ホン博士は、リー氏の意見にある程度同意し、仕事が好きだったり、使命を信じているために長時間働く場合、身体と脳は通常ストレスをより良く処理すると指摘しました。それは、仕事を単なる負担ではなく意味のあるものと見ているからです。これにより、ポジティブなストレスと呼ばれるものが増え、気分が良く、前進を促すことができます。
「とは言え、あなたは依然として人間なのです」とホンは述べました。「仕事がどんなに好きでも、十分な睡眠を取らなかったり、休憩を取らなかったりすると、脳と身体には最終的に摩耗と悲嘆の兆候が現れます。情熱は役立ちますが、無敵になるわけではありません。」
ワークライフバランスのためのヒント
ホン博士は以下の健康的なワークライフバランスのためのヒントを提供します:
- 明確な境界を設定する: 仕事の終わりを、物理的だけでなく精神的にも定義し、その時間を守ります。可能な限り、勤務時間外はメールや仕事のメッセージから離れるようにしてください。
- 休息時間をスケジュールする: 会議と同じ様なやり方で扱い、必要ならカレンダーに記入します。夕方の散歩、友達とのディナー、本を読むことなど、リラクゼーションを優先事項として扱うことで、実行しやすくなります。
- 体に耳を傾ける: 常に疲れ果て、イライラしたり、睡眠に問題がある場合、身体はスローダウンするように言っています。無理に突き進むと、長い目で見て状況を悪化させるだけです。
- 喜びの時間を作る: 趣味、自然の中での時間、運動、クリエイティブなプロジェクトは、仕事では得られない方法で脳をリチャージできます。
「バランスの取れた生活は偶然には起こりません。目的を持って、一つ一つの小さな選択で築き上げるものです」とホンは述べました。
職場の変化
その調査に中で見過ごされてはならないことの一つは、世界全体が過労社会であるということだと、リー氏は述べました。
「重要なのは、個人の努力だけでは不十分であり、組織は積極的に労働負荷を管理し、健康と幸福を重視する職場文化を促進する必要があることです」と彼は述べました。「雇用主は、過度な労働時間を制限する明確なポリシーを確立し、ストレス管理のためのリソースを提供し、従業員の長期的な脳の健康と生産性を守るために健康的なワークライフバランスを奨励する環境を育むべきです」
『BioMed Research International』誌に掲載された研究の重要なポイントは、リーの雇用主への勧告に賛同していることです。著者たちは、従業員に自らの仕事の手順を管理をさせることが、仕事と家庭の役割の両立によるストレスを軽減することを発見しました。そのような管理には、柔軟な労働時間やテレコミューティングの使用などの措置が含まれる可能性があります。
ワークライフバランスの重要性
心理療法士でGrowing Kind MindsおよびThe Round Table Mentorshipの創設者であるビクトリア・グリンマン(Victoria Grinman)氏によると、過労は人生全体にあまりにも大きな負担をかけます。

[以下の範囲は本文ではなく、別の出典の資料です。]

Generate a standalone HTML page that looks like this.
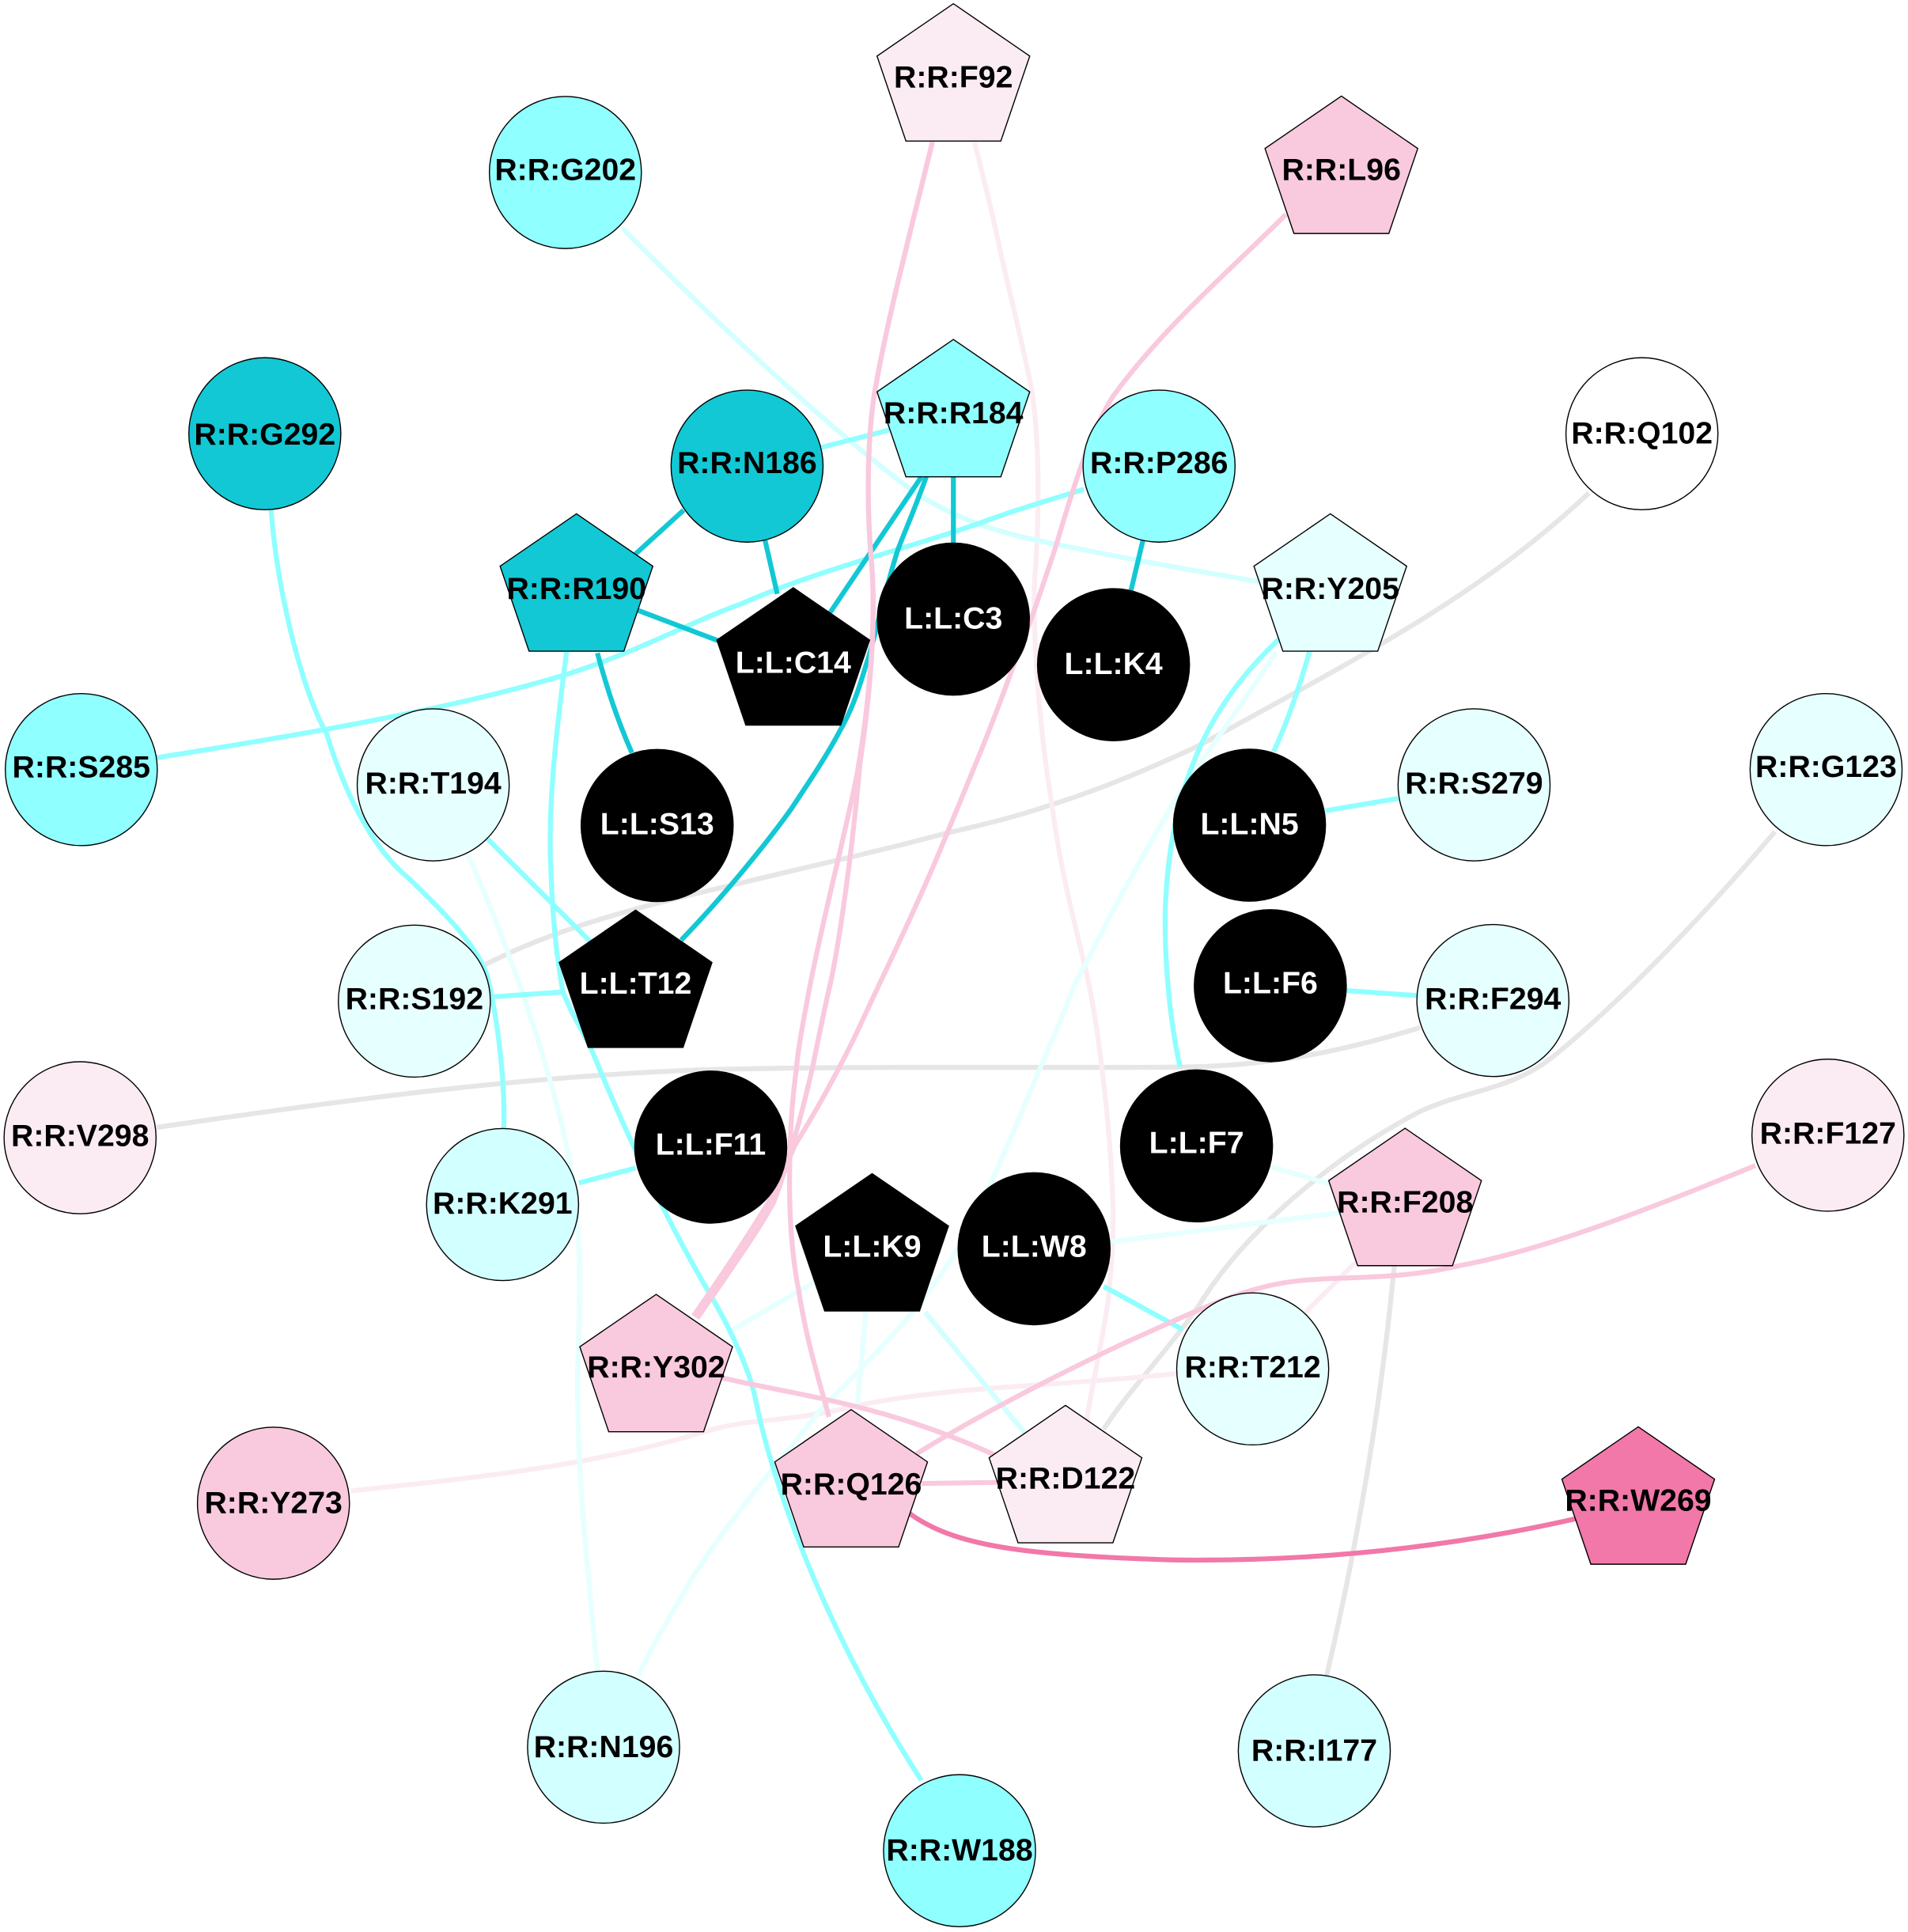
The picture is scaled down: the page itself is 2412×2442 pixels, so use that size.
<!DOCTYPE html>
<html><head><meta charset="utf-8"><style>
html,body{margin:0;padding:0;background:#fff}
svg{display:block}
text{font-family:"Liberation Sans",sans-serif;font-weight:bold;font-size:25.2px;text-anchor:middle}
.w{fill:#fff}
.e path{fill:none;stroke-width:4}
.n circle,.n polygon{stroke:#000;stroke-width:.9}
</style></head><body>
<svg xmlns="http://www.w3.org/2000/svg" width="2412" height="2442" viewBox="0 0 1549 1568" preserveAspectRatio="none">
<rect width="1549" height="1568" fill="#fff"/>
<g class="e">
<g stroke="#e6e6e6">
<path d="M1290,400 C1200,485 1100,535 981,601 C975,604 970,607 963,610 C930,625 895,640 854,653 C825,663 795,670 769,676 C725,688 680,698 642,707 C560,727 465,745 390,785"/>
<path d="M127,915 C300,890 430,873 578,868 C700,865 830,867 960,866 C1040,865 1100,850 1153,834"/>
<path d="M1441,675 C1390,735 1320,810 1259,859 C1225,885 1190,885 1153,902 C1080,940 1010,1000 973,1060 C945,1100 915,1130 896,1160"/>
<path d="M1132,1027 C1125,1100 1110,1220 1077,1360"/>
</g>
<g stroke="#fbecf3">
<path d="M791,115 C800,150 806,175 812,203 C820,240 833,290 838,319 C844,360 844,420 840,470 C838,520 845,600 854,653 C860,700 870,740 880,781 C890,820 900,900 903,963 C905,1000 902,1030 900,1053 C895,1090 887,1120 881,1160"/>
<path d="M1102,1023 C1085,1040 1075,1050 1059,1066 C1030,1100 990,1110 953,1115 C860,1125 770,1125 695,1141 C640,1155 610,1150 572,1162 C480,1190 380,1200 285,1210"/>
</g>
<g stroke="#d2ffff">
<path d="M505,185 C590,270 670,345 739,397 C790,432 840,438 899,450 C940,458 980,465 1022,472"/>
<path d="M751,1065 L832,1163"/>
</g>
<g stroke="#e6ffff">
<path d="M1036,529 C1010,570 980,610 953,651 C930,690 905,735 882,781 C870,800 865,820 858,835 C830,900 805,965 777,1014 C750,1060 710,1100 667,1143 C630,1190 590,1235 560,1284 C545,1310 530,1335 518,1360"/>
<path d="M380,694 C410,760 445,860 460,930 C475,1000 470,1070 469,1110 C468,1200 478,1280 485,1357"/>
<path d="M1032,947 L1080,961"/>
<path d="M900,1008 L1090,984"/>
<path d="M662,1040 L590,1082"/>
<path d="M703,1065 L696,1140"/>
</g>
<g stroke="#8fffff">
<path d="M667,363 L722,349"/>
<path d="M460,529 C452,590 445,650 447,700 C448,730 450,755 452,772 C454,785 455,795 457,805 C465,825 472,835 479,849 C500,900 535,980 575,1048 C600,1090 610,1120 613,1134 C630,1220 680,1340 748,1445"/>
<path d="M127,615 C220,600 360,578 461,547 C520,528 560,505 602,490 C670,460 740,445 805,421 C830,412 855,405 880,397"/>
<path d="M220,413 C225,480 245,560 265,595 C285,660 310,695 332,713 C360,740 385,765 395,790 C405,830 410,880 409,916"/>
<path d="M396,681 L479,764"/>
<path d="M400,809 L457,805"/>
<path d="M470,960 L516,948"/>
<path d="M1063,529 Q1050,575 1034,610"/>
<path d="M1038,519 C995,560 950,620 946,738 C945,780 950,830 958,866"/>
<path d="M1076,658 L1135,648"/>
<path d="M1093,804 L1151,808"/>
<path d="M896,1044 L960,1079"/>
</g>
<g stroke="#12c8d4">
<path d="M774,386 L774,441"/>
<path d="M748,387 L672,500"/>
<path d="M752,387 C740,420 735,430 729,446 C718,480 710,520 703,540 C697,560 692,575 683,591 C672,612 660,630 642,657 C622,685 585,730 553,763"/>
<path d="M555,414 L510,455"/>
<path d="M621,438 L631,482"/>
<path d="M517,495 L583,520"/>
<path d="M485,530 Q497,575 513,611"/>
<path d="M928,438 L918,480"/>
</g>
<g stroke="#f9c9de">
<path d="M757,115 C740,185 720,260 710,319 C705,350 703,400 707,450 C712,500 706,570 696,627 C688,670 668,745 657,803 C652,830 648,850 646.6,867 C642,900 641,930 641,963 C641,1000 645,1030 648,1045 C655,1090 665,1120 673,1150"/>
<path d="M757,115 C740,185 720,260 710,319 C705,350 703,400 707,450 C712,500 707,560 698,621 C693,680 682,765 673,803 C668,825 664,845 659.5,867 C652,900 640,945 628,976 C615,1000 590,1035 566,1070"/>
<path d="M1044,174 C1000,218 945,265 904,321 C885,350 870,400 857,444 C845,480 835,510 824,537 C805,590 790,625 769,676 C745,735 720,785 697,835 C690,850 670,890 645,930 C637,950 633,958 625,974 C608,1002 584,1038 563,1068"/>
<path d="M1425,946 C1330,985 1250,1015 1186,1027 C1130,1040 1090,1035 1050,1040 C1010,1045 980,1060 915,1089 C870,1110 800,1145 744,1180"/>
<path d="M585,1118 C650,1133 720,1140 810,1182"/>
<path d="M748,1204 L817,1203"/>
</g>
<path stroke="#f178a9" d="M738,1228 C775,1255 830,1262 950,1266 C1080,1268 1190,1253 1282,1232"/>
</g>
<g class="n">
<circle cx="459" cy="140" r="61.7" fill="#8fffff"/>
<circle cx="215" cy="352" r="61.7" fill="#12c8d4"/>
<circle cx="606.5" cy="378.3" r="61.7" fill="#12c8d4"/>
<circle cx="941" cy="378.3" r="61.7" fill="#8fffff"/>
<circle cx="1333" cy="352" r="61.7" fill="#ffffff"/>
<circle cx="66" cy="624.6" r="61.7" fill="#8fffff"/>
<circle cx="351.7" cy="637" r="61.7" fill="#e6ffff"/>
<circle cx="533.5" cy="670" r="61.7" fill="#000"/>
<circle cx="774" cy="502.5" r="61.7" fill="#000"/>
<circle cx="904" cy="539.5" r="61.7" fill="#000"/>
<circle cx="1014.4" cy="669.7" r="61.7" fill="#000"/>
<circle cx="1196.7" cy="637" r="61.7" fill="#e6ffff"/>
<circle cx="1482.5" cy="624.6" r="61.7" fill="#e6ffff"/>
<circle cx="1031.3" cy="800" r="61.7" fill="#000"/>
<circle cx="1212" cy="812" r="61.7" fill="#e6ffff"/>
<circle cx="336.4" cy="812.5" r="61.7" fill="#e6ffff"/>
<circle cx="65" cy="923.4" r="61.7" fill="#fbecf3"/>
<circle cx="577" cy="931" r="61.7" fill="#000"/>
<circle cx="971.4" cy="930" r="61.7" fill="#000"/>
<circle cx="408" cy="977.6" r="61.7" fill="#d2ffff"/>
<circle cx="1484" cy="921.3" r="61.7" fill="#fbecf3"/>
<circle cx="839.5" cy="1013.5" r="61.7" fill="#000"/>
<circle cx="1017" cy="1111" r="61.7" fill="#e6ffff"/>
<circle cx="222" cy="1220" r="61.7" fill="#f9c9de"/>
<circle cx="490" cy="1418" r="61.7" fill="#d2ffff"/>
<circle cx="1067" cy="1421" r="61.7" fill="#d2ffff"/>
<circle cx="779" cy="1502" r="61.7" fill="#8fffff"/>
<polygon fill="#fbecf3" points="774,3 836,45.5 812.5,114.5 735.5,114.5 712,45.5"/>
<polygon fill="#f9c9de" points="1089,78 1151,120.5 1127.5,189.5 1050.5,189.5 1027,120.5"/>
<polygon fill="#8fffff" points="774,275.5 836,318 812.5,387 735.5,387 712,318"/>
<polygon fill="#12c8d4" points="468,417 530,459.5 506.5,528.5 429.5,528.5 406,459.5"/>
<polygon fill="#e6ffff" points="1080,417 1142,459.5 1118.5,528.5 1041.5,528.5 1018,459.5"/>
<polygon fill="#000" points="644,477 706,519.5 682.5,588.5 605.5,588.5 582,519.5"/>
<polygon fill="#000" points="516,738.6 578,781.1 554.5,850.1 477.5,850.1 454,781.1"/>
<polygon fill="#f9c9de" points="1140.7,915.7 1202.7,958.2 1179.2,1027.2 1102.2,1027.2 1078.7,958.2"/>
<polygon fill="#000" points="708,952.5 770,995 746.5,1064 669.5,1064 646,995"/>
<polygon fill="#f9c9de" points="532.7,1050.5 594.7,1093 571.2,1162 494.2,1162 470.7,1093"/>
<polygon fill="#f9c9de" points="691,1144 753,1186.5 729.5,1255.5 652.5,1255.5 629,1186.5"/>
<polygon fill="#fbecf3" points="865,1140.6 927,1183.1 903.5,1252.1 826.5,1252.1 803,1183.1"/>
<polygon fill="#f178a9" points="1330,1158 1392,1200.5 1368.5,1269.5 1291.5,1269.5 1268,1200.5"/>
</g>
<g>
<text x="459" y="146">R:R:G202</text>
<text x="215" y="361">R:R:G292</text>
<text x="606.5" y="384">R:R:N186</text>
<text x="941" y="384">R:R:P286</text>
<text x="1333" y="360">R:R:Q102</text>
<text x="66" y="631">R:R:S285</text>
<text x="351.7" y="644">R:R:T194</text>
<text class="w" x="533.5" y="677">L:L:S13</text>
<text class="w" x="774" y="510">L:L:C3</text>
<text class="w" x="904" y="547">L:L:K4</text>
<text class="w" x="1014.4" y="677">L:L:N5</text>
<text x="1196.7" y="644">R:R:S279</text>
<text x="1482.5" y="630.5">R:R:G123</text>
<text class="w" x="1031.3" y="806">L:L:F6</text>
<text x="1212" y="819">R:R:F294</text>
<text x="336.4" y="819">R:R:S192</text>
<text x="65" y="930">R:R:V298</text>
<text class="w" x="577" y="937">L:L:F11</text>
<text class="w" x="971.4" y="936">L:L:F7</text>
<text x="408" y="985">R:R:K291</text>
<text x="1484" y="928">R:R:F127</text>
<text class="w" x="839.5" y="1020">L:L:W8</text>
<text x="1017" y="1118">R:R:T212</text>
<text x="222" y="1228">R:R:Y273</text>
<text x="490" y="1426">R:R:N196</text>
<text x="1067" y="1429">R:R:I177</text>
<text x="779" y="1510">R:R:W188</text>
<text x="774" y="71">R:R:F92</text>
<text x="1089" y="146">R:R:L96</text>
<text x="774" y="343.5">R:R:R184</text>
<text x="468" y="486">R:R:R190</text>
<text x="1080" y="486">R:R:Y205</text>
<text class="w" x="644" y="546">L:L:C14</text>
<text class="w" x="516" y="806.5">L:L:T12</text>
<text x="1140.7" y="984">R:R:F208</text>
<text class="w" x="708" y="1020">L:L:K9</text>
<text x="532.7" y="1118">R:R:Y302</text>
<text x="691" y="1213">R:R:Q126</text>
<text x="865" y="1208">R:R:D122</text>
<text x="1330" y="1226">R:R:W269</text>
</g>
</svg>
</body></html>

高業績の専門家や使命感のあるリーダーと密接に働く心理療法士およびメンターとして、彼女は慢性的な過労と頻繁に遭遇すると述べました。
「過労は私たちの時代の社会的に認められた中毒です」とグリンマンは述べました。「私たちは成果を称賛しますが、どんな代償を払っているかを問うために立ち止まることはほとんどありません」
グリンマン氏によると、慢性的な過労は、休息のみならず、関係性、身体性、そして究極的には自分自身から私たちを切り離します。神経組織ネットワークは、仕事の緊急事態と人生の緊急事態を区別できないのですと彼女は述べました。それは私たちが常に生存状態にあることだけを知っており、その状態では、誰も力ずよく生きることはできません。
ワークライフバランスは単に時間管理ではなく、エネルギーの割り当てだとグリンマン氏は述べました。私たちが単なるやることリストではなく、価値観に沿って生きるとき、持続可能で意味のある人生を築きます。
ワークライフバランスは単に時間管理ではなく、エネルギーの割り当てだとグリンマン氏は述べました。私たちが単なるやることリストではなく、価値観に沿って生きるとき、持続可能で意味のある人生が築かれます。
人生がバランス以上のものを要求するとき
ワークライフバランスが正確に何を意味するかを明確にする価値があります。
「仕事は人生の一部なので、仕事と人生の他のすべての部分とのバランスを取ることを試みているわけではありません」と、Institute for HEALingの心理学者ラ・ケイタ・カーター(La Keita Carter)氏はエポックタイムズへのメールで語りました。
「代わりに、仕事、家族、ボランティア活動、セルフケア、社交生活などを統合することで、人生の重要な部分を互いに組み込むことを試みています」
「バランス」という言葉は、これらすべてが等しく優先されることを意味しますが、それが目標であってはならないとカーター氏は述べました。家庭生活が仕事よりも優先される時期があると彼女は言いました。例えば、州外の新しい施設に高齢の親を落ち着かせるために休暇を取る必要がある場合です。
「この場合、仕事と家庭のバランスを取っているわけではありません。家庭があなたのエネルギーの大部分を占めている—それはそうあるべきです」とカーター氏は述べました。
逆に、新しいビジネスを始めるなどの人生のシナリオや季節では、長時間働くのが普通です。しかし、普通とは、健康と同義ではありません。ビジネスを軌道に乗せるプレッシャーは、家族のための時間を作り、健康を守る継続的な必要性によって和らげられるべきです。